John Landgraf still thinks there is “too much TV,” a bold claim he made last summer at the Television Critics Association press junket — he just doesn’t think it’s solely his argument anymore.
“It’s no longer my debate, it’s a debate in the culture,” Landgraf told TheWrap Saturday during his winter TCA executive session.
But that doesn’t mean the FX CEO doesn’t have a lot to say about all this still-growing television production in 2016.
“There’s something a little wonky,” he said. “If you really dug under the economics of every business making unscripted television shows and every show itself … they wouldn’t all be profitable. There are more shows being made that can be sustained economically.”
For example, there’s Netflix.
“A lot of people made a lot of money buying Netflix stock … but it doesn’t make any significant amount of profit,” Landgraf told us. “Something’s got to give eventually in that regard.”
More generally, Landgraf opined: “From a business standpoint — and increasingly from a consumer standpoint — it’s harder to launch shows, and I think it’s harder for consumers to see good shows.”
That said, from a critical standpoint, the FX Networks and FX Productions boss did admit that more TV can beget better TV. So, that’s a plus. Unfortunately, no one has the time to watch all of it. Hell, his brainy Research team can’t even really count it properly anymore.
“Counting television series is like counting lemmings,” Landgraf said about missing a few when they summed it all up this summer. “Hopefully they won’t all run off a cliff and plunge to their deaths in the ocean.”
Reiterating his standpoint from the warmer months, Landgraf doubled-down on his belief that “content creation is in an economic bubble.” And he still believes that 2016 will be the one of “peak TV” — with more series than 2015, and fewer filling out 2017 — but Landgraf admitted that he could be a bit off on that timing. We’ll see.

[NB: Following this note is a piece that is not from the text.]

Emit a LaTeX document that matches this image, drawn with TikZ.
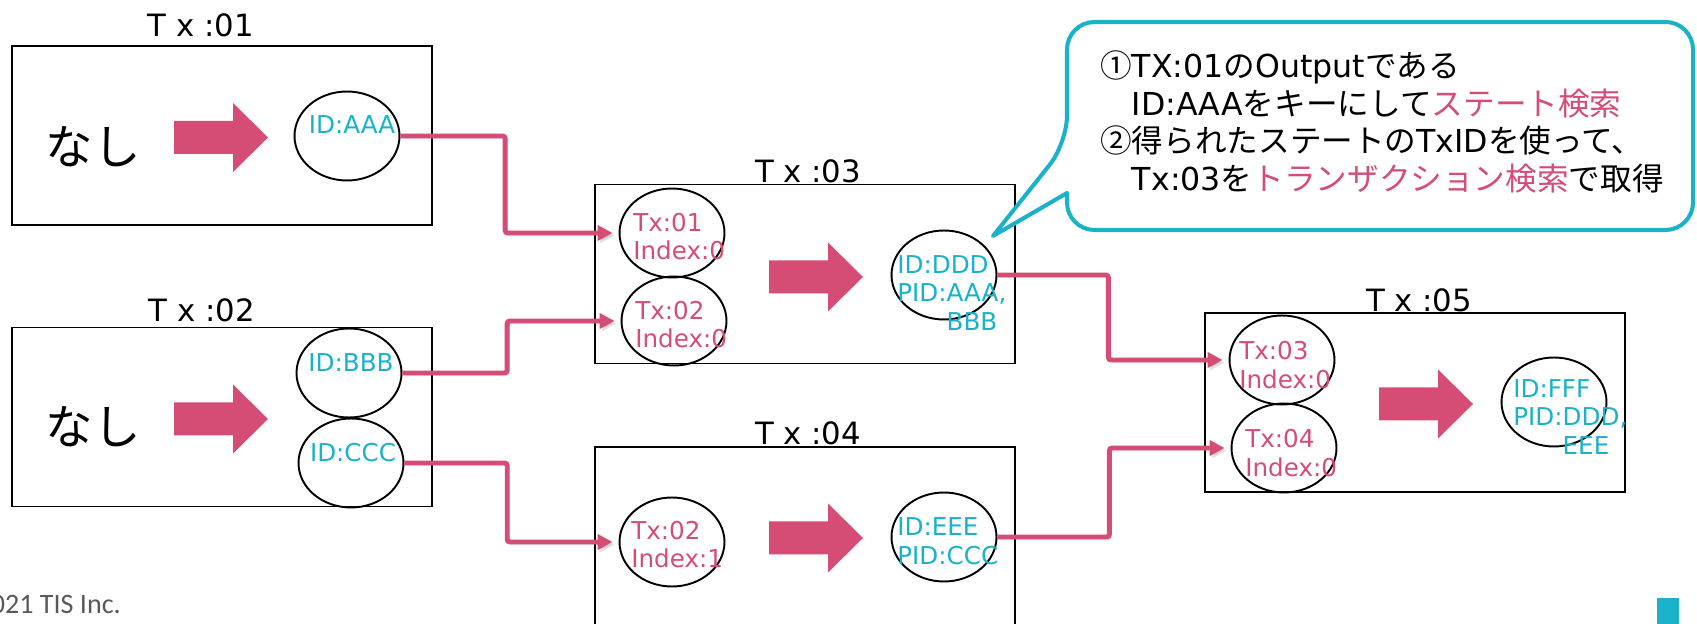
\documentclass[tikz,border=0pt]{standalone}
\usepackage{fontspec}
\setmainfont{DejaVu Sans}
\newfontfamily\jp{Noto Sans CJK JP}
\newfontfamily\slidefont{Carlito}
\usetikzlibrary{arrows.meta,calc,shapes.geometric}
\definecolor{rose}{HTML}{D54C75}
\definecolor{lagoon}{HTML}{19B2C9}
\definecolor{slidegray}{HTML}{595959}
\tikzset{>=Latex,
  txbox/.style={draw,line width=1.1pt,inner sep=0pt,minimum width=8.4cm,minimum height=3.58cm},
  txtitle/.style={font=\fontsize{17.5}{20}\selectfont},
  nashi/.style={font=\jp\fontsize{27}{30}\selectfont},
  utxo/.style={ellipse,draw,line width=1.1pt,inner sep=0pt,minimum width=2.1cm,minimum height=1.78cm},
  outtext/.style={text=lagoon,inner sep=0pt,align=left,font=\fontsize{14}{16.4}\selectfont},
  reftext/.style={outtext,text=rose},
  link/.style={draw=rose,line width=2.8pt,rounded corners=1.5pt,
    -{Triangle[length=8.5pt,width=8.5pt]},shorten >=3.4pt,
    preaction={draw=black!45,opacity=.25,transform canvas={shift={(1.2pt,-1.5pt)}}}},
  callout/.style={draw=lagoon,line width=2.3pt,fill=white,line join=round},
  notetext/.style={align=left,inner sep=0pt,font=\fontsize{18}{21.5}\selectfont},
  pics/fatarrow/.style={code={
    \fill[rose] (0,-16.5) -- (59,-16.5) -- (59,-34.5) -- (94,0) -- (59,34.5) -- (59,16.5) -- (0,16.5) -- cycle;}}}

\begin{document}
\begin{tikzpicture}[x=0.02cm,y=-0.02cm]
\useasboundingbox (0,0) rectangle (1697,624);
% transactions
\node[txbox] (tx01) at (222,135.5) {};
\node[txbox] (tx02) at (222,417) {};
\node[txbox] (tx03) at (805,274) {};
\node[txbox] (tx04) at (805,536.5) {};
\node[txbox] (tx05) at (1415,402.5) {};
\node[txtitle] (tx01-title) at (201,25) {T x :01};
\node[txtitle] (tx02-title) at (202,310) {T x :02};
\node[txtitle] (tx03-title) at (808,171) {T x :03};
\node[txtitle] (tx04-title) at (808,433) {T x :04};
\node[txtitle] (tx05-title) at (1419,300) {T x :05};
\node[nashi] (tx01-in) at (93,147) {なし};
\node[nashi] (tx02-in) at (93,427) {なし};
\pic at (174,137.5) {fatarrow};
\pic at (174,419) {fatarrow};
\pic at (769,277) {fatarrow};
\pic at (769,538) {fatarrow};
\pic at (1379,404) {fatarrow};
% states (outputs) and references (inputs)
\node[utxo] (aaa) at (347,136) {};
\node[utxo] (bbb) at (349,373) {};
\node[utxo] (ccc) at (351,463) {};
\node[utxo] (in03a) at (672,233) {};
\node[utxo] (in03b) at (674,321) {};
\node[utxo] (ddd) at (944,275) {};
\node[utxo] (in04) at (672,542) {};
\node[utxo] (eee) at (944,537) {};
\node[utxo] (in05a) at (1282,360) {};
\node[utxo] (in05b) at (1284,448) {};
\node[utxo] (fff) at (1554,402) {};
\node[outtext] (aaa-t) at (352,125) {ID:AAA};
\node[outtext] (bbb-t) at (351,363) {ID:BBB};
\node[outtext] (ccc-t) at (353,453) {ID:CCC};
\node[reftext,anchor=west] (in03a-t) at (633,236.5) {Tx:01\\Index:0};
\node[reftext,anchor=west] (in03b-t) at (635,324.5) {Tx:02\\Index:0};
\node[reftext,anchor=west] (in04-t) at (631,544.5) {Tx:02\\Index:1};
\node[reftext,anchor=west] (in05a-t) at (1239,365) {Tx:03\\Index:0};
\node[reftext,anchor=west] (in05b-t) at (1245,453) {Tx:04\\Index:0};
\node[outtext,anchor=west] (ddd-t) at (897,293) {ID:DDD\\PID:AAA,\\\phantom{PID:}BBB};
\node[outtext,anchor=west] (eee-t) at (897,541.5) {ID:EEE\\PID:CCC};
\node[outtext,anchor=west] (fff-t) at (1513,417) {ID:FFF\\PID:DDD,\\\phantom{PID:}EEE};
% spent outputs
\draw[link] (aaa.east) -| ($(aaa.east)!.48!(in03a.west)$) |- (in03a.west);
\draw[link] (bbb.east) -| ($(bbb.east)!.48!(in03b.west)$) |- (in03b.west);
\draw[link] (ccc.east) -| ($(ccc.east)!.48!(in04.west)$) |- (in04.west);
\draw[link] (ddd.east) -| ($(ddd.east)!.48!(in05a.west)$) |- (in05a.west);
\draw[link] (eee.east) -| ($(eee.east)!.48!(in05b.west)$) |- (in05b.west);
% note
\draw[callout] (993,236) -- (1067,193) [rounded corners=.55cm] -- (1067,230) -- (1693,230)
  -- (1693,22) -- (1067,22) -- (1067,143) [sharp corners] -- cycle;
\node[notetext,anchor=west] (note) at (1100,122) {%
  {\jp ①}TX:01{\jp の}Output{\jp である}\\
  \phantom{\jp ①}ID:AAA{\jp をキーにして\textcolor{rose}{ステート検索}}\\
  {\jp ②得られたステートの}TxID{\jp を使って、}\\
  \phantom{\jp ①}Tx:03{\jp を\textcolor{rose}{トランザクション検索}で取得}};
% footer
\node[anchor=base east,text=slidegray,font=\slidefont\fontsize{16}{19}\selectfont] (copy) at (127,613) {©2021 TIS Inc.};
\fill[lagoon] (1657,598) rectangle (1679,626);
\node[anchor=base west,font=\slidefont\bfseries\fontsize{20}{24}\selectfont] (pageno) at (1692,616) {2};
\end{tikzpicture}
\end{document}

“In the late stages of a bubble you see this kind of desperate scrum, where we’re playing a game of musical chairs and jockeying for position,” Landgraf had said during the summer portion of the press tour. The bubble, he predicted, will not “burst” but “deflate” somewhat slowly.
On Saturday, he stuck to that point, but will updated figures: “I’m not foreseeing a collapse,” Langraf explained. “I guess, I just feel like, well, we’ll get to maybe 450 shows, and then there will be a contraction down to 350 or something like that.”
Muscular network groups such as FX, AMC and HBO, Landgraf had predicted in August, will weather the storm, but smaller networks will have a tougher time.
“I don’t think that independent channels are going to fare particularly well in the future,” he said this summer, adding: “It’s the nature of every industry that you see proliferation, then consolidation.” Landgraf then described a coming “a culling of the heard” in which some smaller networks will fail.